= Jonathan Summers =

Australian operatic baritone (born 1946)

Jonathan Summers (born 2 October 1946) is an Australian operatic baritone who has mainly worked in the United Kingdom. He sang the role of Captain Balstrode in the 1980 recording of Benjamin Britten's Peter Grimes which won a Grammy award for Best Opera recording.

== Early life ==

Summers was born in Melbourne, where he studied art at Prahran Technical College (1964–9) and trained as a vocalist with Bettine McCaughan (1964–74). From 1970 to 1974, he worked as a technical operator and recording engineer with the Radio Division of the Australian Broadcasting Commission.

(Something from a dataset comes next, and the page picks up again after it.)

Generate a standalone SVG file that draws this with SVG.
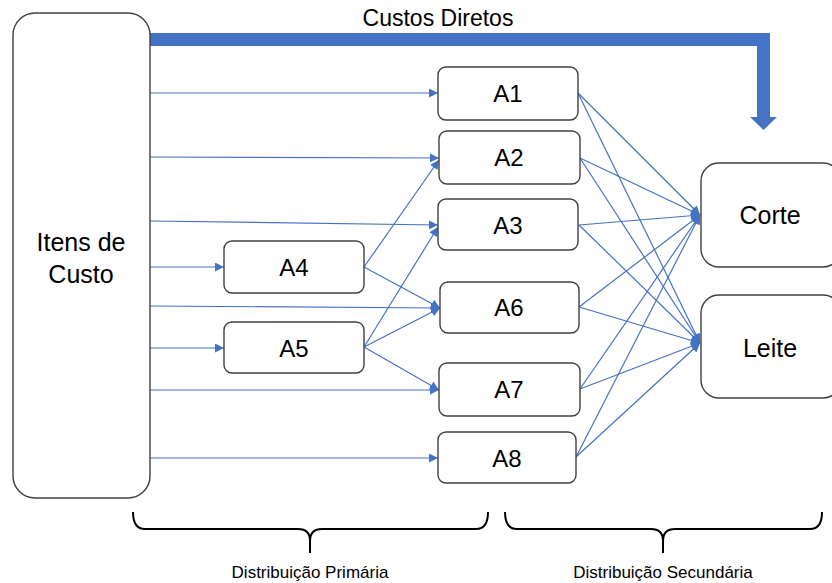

In September 1973 he won the ABC Instrumental and Vocal Competition. He followed with winning the Sun Aria competition in the next month. The same year he won the television talent quest BP Showcase. In 1974, he moved to London, where he studied with Otakar Kraus until 1980.

== Career ==

Summers's professional debut in opera took place in 1975, when he sang the title role in Rigoletto with Kent Opera. He was a member of The Royal Opera, Covent Garden, from 1976 to 1986, singing such roles as Albert in Werther, the Animal Tamer in the British premiere of the three-act version of Lulu, Demetrius in A Midsummer Night's Dream, Papageno in The Magic Flute, Ford in Falstaff, Sharpless in Madama Butterfly and Marcello in La bohème. He has also appeared with English National Opera, Scottish Opera, Opera North and Welsh National Opera.